A final point made by Braudel (and also by John Gray in his book “False Dawn”) is that markets, being social and political organisations and relationships rather than some automatic mechanism outside human agency, always tend to develop in ways that reflect very human interests. One aspect is a tendency towards a self-reinforcing cycle of concentration of political power and wealth. Another is the tendency towards the development of cartels, monopolies, guilds, and trades unions.
 
Restrictions of markets seem to have been intrinsic features of capitalist societies from the earliest city states onwards. Broadly speaking these occurred in one of two ways: “top down” as nation states and state administrations gave specific rights to individuals or corporations (e.g. protected trade rights in the Dutch and English East India Companies, or tax farming rights by the French 18th century state); and “bottom up”, as individual capitalists formed cartels and increasingly asserted control over the state (what we would today probably refer to as “crony capitalism”), or as groups of workers formed associations to defend and promote their interests. The literature on the tendency of democratic republics to evolve towards plutocracy, and for large and centralised bureaucratic states to evolve towards oligarchy, is enormous, reaching back to the ancient Greek (or rather Athenian) experiments. In the modern context the writings of C. Wright Mills, Mancur Olsen and Gore Vidal should be on the reading list for anyone interested in these themes.
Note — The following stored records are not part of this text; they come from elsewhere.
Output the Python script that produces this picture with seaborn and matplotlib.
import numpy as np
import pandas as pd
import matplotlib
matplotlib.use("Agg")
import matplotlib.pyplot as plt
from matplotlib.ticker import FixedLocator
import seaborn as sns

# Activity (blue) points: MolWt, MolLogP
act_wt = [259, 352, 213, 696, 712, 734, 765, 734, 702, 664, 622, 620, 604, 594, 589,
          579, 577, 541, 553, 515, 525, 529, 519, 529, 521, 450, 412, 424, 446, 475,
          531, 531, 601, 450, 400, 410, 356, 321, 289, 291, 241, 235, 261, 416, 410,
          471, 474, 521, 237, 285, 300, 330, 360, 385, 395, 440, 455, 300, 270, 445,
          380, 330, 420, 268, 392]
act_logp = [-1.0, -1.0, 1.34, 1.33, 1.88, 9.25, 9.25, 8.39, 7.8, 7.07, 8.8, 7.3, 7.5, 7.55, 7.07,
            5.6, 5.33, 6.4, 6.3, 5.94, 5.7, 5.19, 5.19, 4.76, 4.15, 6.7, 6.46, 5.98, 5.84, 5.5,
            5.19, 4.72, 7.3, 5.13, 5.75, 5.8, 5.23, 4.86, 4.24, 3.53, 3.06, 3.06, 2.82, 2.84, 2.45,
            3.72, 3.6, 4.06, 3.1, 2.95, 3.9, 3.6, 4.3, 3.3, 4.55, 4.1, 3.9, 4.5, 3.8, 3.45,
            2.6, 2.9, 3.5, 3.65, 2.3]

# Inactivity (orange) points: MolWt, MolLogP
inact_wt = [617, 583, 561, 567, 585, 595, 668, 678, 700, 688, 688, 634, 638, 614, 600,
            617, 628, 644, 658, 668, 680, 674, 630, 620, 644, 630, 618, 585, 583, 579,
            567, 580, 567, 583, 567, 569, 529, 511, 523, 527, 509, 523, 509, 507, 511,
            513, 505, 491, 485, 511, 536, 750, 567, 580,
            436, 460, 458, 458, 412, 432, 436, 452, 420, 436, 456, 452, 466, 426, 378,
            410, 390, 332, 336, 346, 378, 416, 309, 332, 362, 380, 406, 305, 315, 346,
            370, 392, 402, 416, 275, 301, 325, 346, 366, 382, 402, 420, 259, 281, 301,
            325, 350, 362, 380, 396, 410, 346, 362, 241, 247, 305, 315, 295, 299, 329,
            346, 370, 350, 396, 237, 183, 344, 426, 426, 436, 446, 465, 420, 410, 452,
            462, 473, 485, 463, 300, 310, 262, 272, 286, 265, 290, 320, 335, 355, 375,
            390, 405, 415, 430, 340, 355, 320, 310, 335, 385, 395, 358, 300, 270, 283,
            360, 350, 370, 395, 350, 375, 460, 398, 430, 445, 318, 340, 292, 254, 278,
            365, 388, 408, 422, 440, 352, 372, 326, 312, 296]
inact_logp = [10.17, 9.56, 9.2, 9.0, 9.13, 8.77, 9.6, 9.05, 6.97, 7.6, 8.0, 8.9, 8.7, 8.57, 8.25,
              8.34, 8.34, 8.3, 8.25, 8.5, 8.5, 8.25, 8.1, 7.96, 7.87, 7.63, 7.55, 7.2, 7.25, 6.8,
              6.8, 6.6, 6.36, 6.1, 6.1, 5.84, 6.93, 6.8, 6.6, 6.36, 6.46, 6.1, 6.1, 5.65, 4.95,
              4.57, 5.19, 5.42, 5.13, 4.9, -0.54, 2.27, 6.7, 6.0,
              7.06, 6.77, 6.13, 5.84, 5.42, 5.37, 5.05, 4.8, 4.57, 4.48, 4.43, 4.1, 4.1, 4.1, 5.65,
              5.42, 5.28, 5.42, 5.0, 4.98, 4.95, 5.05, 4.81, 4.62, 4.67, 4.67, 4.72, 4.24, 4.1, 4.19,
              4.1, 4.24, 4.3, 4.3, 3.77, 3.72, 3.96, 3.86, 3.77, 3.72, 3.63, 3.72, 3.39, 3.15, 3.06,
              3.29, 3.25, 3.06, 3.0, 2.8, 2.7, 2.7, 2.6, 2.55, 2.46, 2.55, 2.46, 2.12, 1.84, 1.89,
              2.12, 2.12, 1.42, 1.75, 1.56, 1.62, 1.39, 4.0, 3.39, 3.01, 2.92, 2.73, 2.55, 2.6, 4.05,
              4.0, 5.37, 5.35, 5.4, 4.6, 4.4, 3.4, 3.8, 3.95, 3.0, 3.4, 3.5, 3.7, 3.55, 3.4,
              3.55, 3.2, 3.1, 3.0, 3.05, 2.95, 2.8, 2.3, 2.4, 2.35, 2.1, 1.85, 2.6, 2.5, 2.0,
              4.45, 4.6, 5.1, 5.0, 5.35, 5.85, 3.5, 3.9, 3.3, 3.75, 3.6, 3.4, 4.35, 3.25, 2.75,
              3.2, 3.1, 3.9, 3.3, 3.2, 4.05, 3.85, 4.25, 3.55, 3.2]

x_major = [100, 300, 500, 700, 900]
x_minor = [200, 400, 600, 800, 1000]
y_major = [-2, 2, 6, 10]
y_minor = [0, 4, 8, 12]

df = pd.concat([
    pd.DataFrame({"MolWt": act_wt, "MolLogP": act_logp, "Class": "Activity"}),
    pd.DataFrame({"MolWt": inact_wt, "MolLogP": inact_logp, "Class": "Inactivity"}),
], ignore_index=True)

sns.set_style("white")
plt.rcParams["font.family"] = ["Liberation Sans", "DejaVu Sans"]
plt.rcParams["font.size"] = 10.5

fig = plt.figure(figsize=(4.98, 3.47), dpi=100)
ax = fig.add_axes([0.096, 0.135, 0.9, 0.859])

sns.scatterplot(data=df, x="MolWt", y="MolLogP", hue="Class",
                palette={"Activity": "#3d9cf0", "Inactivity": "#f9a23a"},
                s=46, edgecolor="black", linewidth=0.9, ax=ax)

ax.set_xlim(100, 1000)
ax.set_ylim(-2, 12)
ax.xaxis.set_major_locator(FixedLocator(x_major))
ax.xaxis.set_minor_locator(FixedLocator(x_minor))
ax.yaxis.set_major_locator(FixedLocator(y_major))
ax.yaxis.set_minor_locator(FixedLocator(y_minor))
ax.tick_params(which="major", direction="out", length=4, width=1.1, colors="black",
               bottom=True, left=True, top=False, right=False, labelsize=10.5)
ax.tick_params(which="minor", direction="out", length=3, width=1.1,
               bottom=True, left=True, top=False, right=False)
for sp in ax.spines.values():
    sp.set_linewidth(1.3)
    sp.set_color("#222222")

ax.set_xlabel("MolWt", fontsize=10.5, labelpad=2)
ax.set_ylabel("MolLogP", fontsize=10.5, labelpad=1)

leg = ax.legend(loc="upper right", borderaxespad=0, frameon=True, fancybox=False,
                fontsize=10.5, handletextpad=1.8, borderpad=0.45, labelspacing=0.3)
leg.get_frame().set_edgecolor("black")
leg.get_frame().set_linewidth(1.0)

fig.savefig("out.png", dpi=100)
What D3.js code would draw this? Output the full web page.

What does this have to do with cities and the urban environment? If cities can be seen as physical manifestations of the division of labour and markets in any complex society, then it must be the case that the physical structure of cities (architecture, design, planning regimes, infrastructure and the choices of technology of building and transport) is intimately linked to the nature of markets (production, trade and capital flows) and the organisation of the state systems that give birth to, and provide the wider environment for, cities.

To take the example of Chicago from William Cronon’s work [“Nature’s Metropolis: Chicago and the Great West”]: although the politics and political economy of the city and the US are not Cronon’s focus, the era of Chicago’s rise in US history was notoriously one of extreme concentration both of market power and political power – heavily cartelised markets and the domination of politics by a tiny plutocracy of “robber barons” even though the broad direction of American society and politics was towards democratic mass participation. The robber barons were particularly concentrated in the new industries (railways, steel, coal, oil, the mass press, mass retailing) as well as in banking and property.
 
"The Bosses of the Senate", a cartoon by Joseph Keppler depicting corporate interests–from steel, copper, oil, iron, sugar, tin, and coal to paper bags, envelopes, and salt–as giant money bags looming over the tiny senators at their desks in the Chamber of the United States Senate. Published in Puck on January 23, 1889
 
The “shape” of urbanism in the late 20th/early 21st century US is clearly very different: automobile and freeway-based suburbanism rather than rail-based concentrated cities; a financialised consumption-orientated rather than a primarily extractive and industrialised production-centred economy; and an unprecedented concentration at the Federal level of monetary, credit, regulatory, military and national security power. But the new urban shape, and the choices of technology and investment it represents, is surely as much a reflection of the interactions between markets, states, elites and corporations as was Cronon’s Chicago in the 1900s or Braudel’s Italian city states in the 1500s.